Plaintiff-appellants previously held Series C-1 preferred shares (the “Series C-1 Preferred Stockholders”) in Omneon, Inc. (“Omneon”), a privately-held Delaware corporation. As a condition of and immediately prior to a merger of Omneon with Orinda Acquisition Corp. (“Orinda”), an entity controlled by the ultimate acquirer, Harmonic, Inc. (“Harmonic”), also a Delaware corporation, the Series C-1 Preferred Stockholders’ shares were automatically and involuntarily converted into Omneon common stock by a majority vote of Omneon’s preferred stockholders (the “Conversion”), in accordance with the terms of the certificate of incorporation. The Series C-1 Preferred Stockholders sued Omneon in the Superior Court for breach of contract, claiming the Conversion was part of a Liquidation Event under Omneon’s certificate of incorporation that entitled them to a liquidation preference payment for their shares at a price greater than the merger consideration. The Superior Court granted summary judgment in favor of Omneon, holding that the Conversion was not part of a Liquidation Event, as defined in Omneon’s charter, and that the Series C-1 preferred shares were validly converted into common stock before the Omneon-Orinda merger and therefore not entitled to a liquidation preference payment.

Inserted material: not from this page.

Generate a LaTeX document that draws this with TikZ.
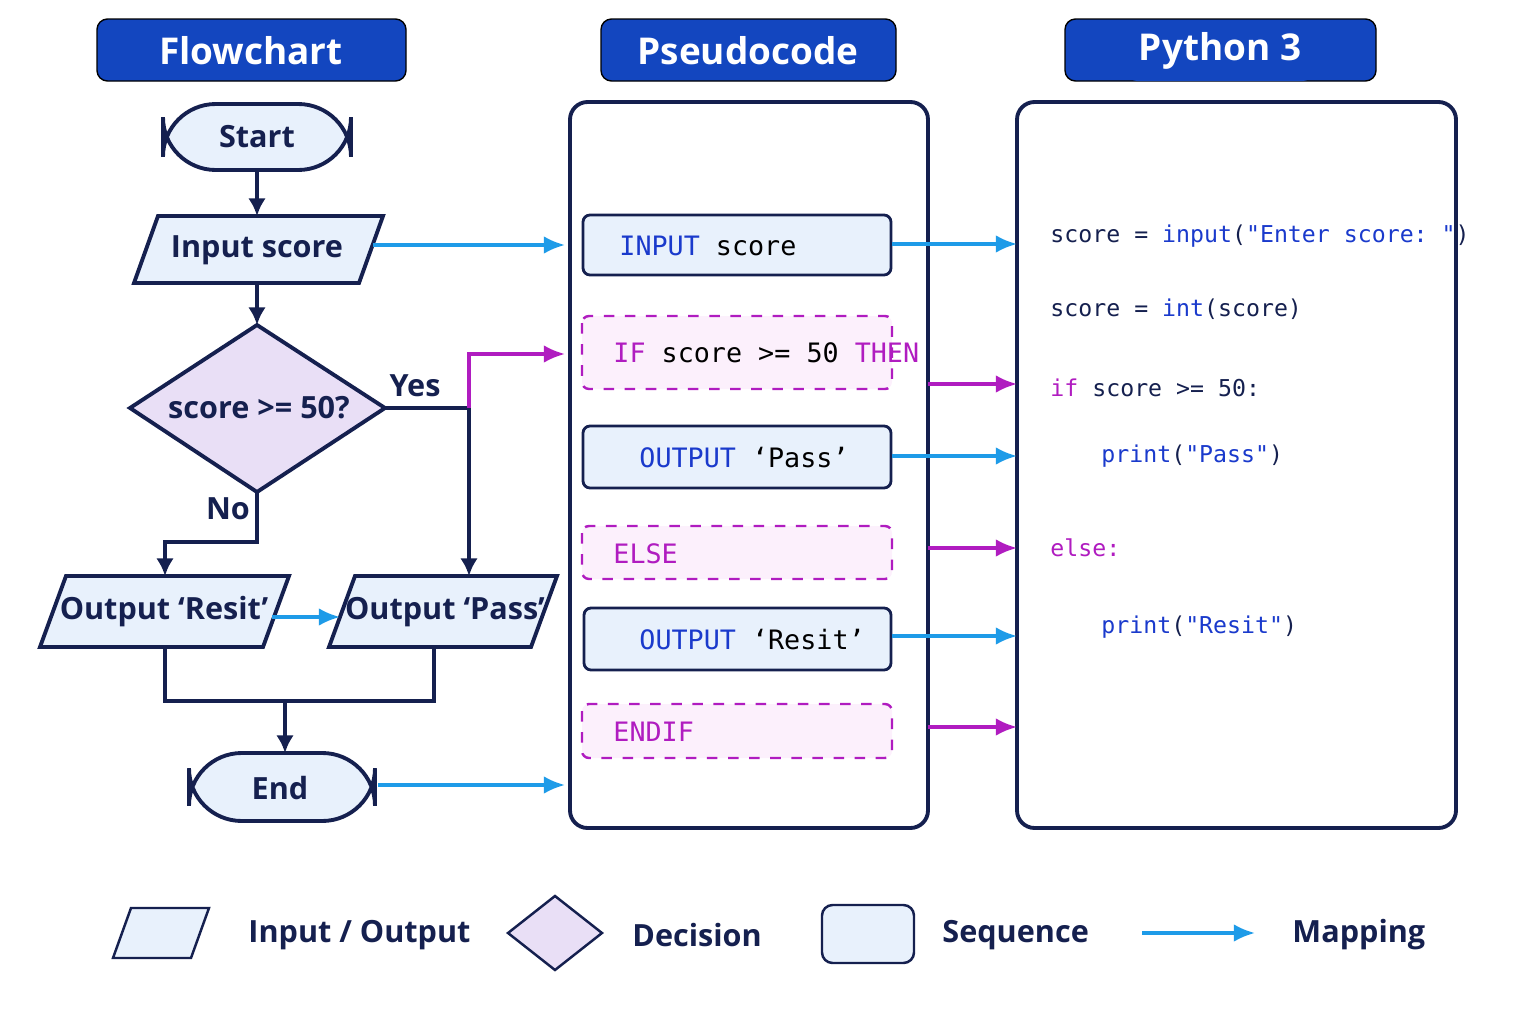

On appeal, the Series C-1 Preferred Stockholders argued, among other things, that the Conversion was part of the Liquidation Event, because it was one of a “series of related transactions” that constituted the “event.” The Delaware Supreme Court disagreed. The Court supported its decision by examining the plain language of Omneon’s charter. Under Omneon’s charter, a Liquidation Event was “deemed” to occur upon: (1) an “acquisition” in which the acquirer obtains majority voting power by means of any transaction or series of transactions, or (2) the closing of the transfer of a majority of voting stock to an acquirer in one transaction or a series of related transactions. The Court explained that the contractual phrase “series of transactions” was intended to prevent accomplishing piecemeal what is specifically precluded if attempted as a single transaction. The Court concluded that the Liquidation Event clause employed the “series” language for an anti-circumvention purpose. Because the Series C-1 Preferred Stockholders failed to propose a reasonable alternative reading or claim that Omneon or Harmonic inequitably employed the Conversion to evade the occurrence of (and the legal consequences flowing from) a Liquidation Event, the clause did not encompass the antecedent Conversion of the Series C-1 preferred shares.
The Court also relied on the “provided, however” provision in Omneon’s charter to confirm the validity of its analysis. The “provided, however” provision expressly provided Omneon’s Series A-2.2 preferred stockholders an exclusive right to “opt out” of a conversion that either (i) was conditioned upon, or (ii) followed the consummation of a Liquidation Event. The Court held that the Series A-2.2 preferred stockholders’ right to opt out of the Conversion was triggered because the merger was a condition of the Conversion. The Court determined that the drafters plainly considered the possibility that Conversion might be integral to, and precede, a Liquidation Event, but nevertheless would constitute a legally separate event from the Liquidation Event. The Court refused to provide the Series C-1 Preferred Stockholders with an after-the-fact “opt out” right that they failed to bargain for or obtain contractually. The Court ultimately held that Conversion validly converted the Series C-1 preferred shares into common stock before the Liquidation Event (i.e., the merger); therefore, the Series C-1 Preferred Stockholders were no longer entitled to any liquidation preference at the time the merger occurred.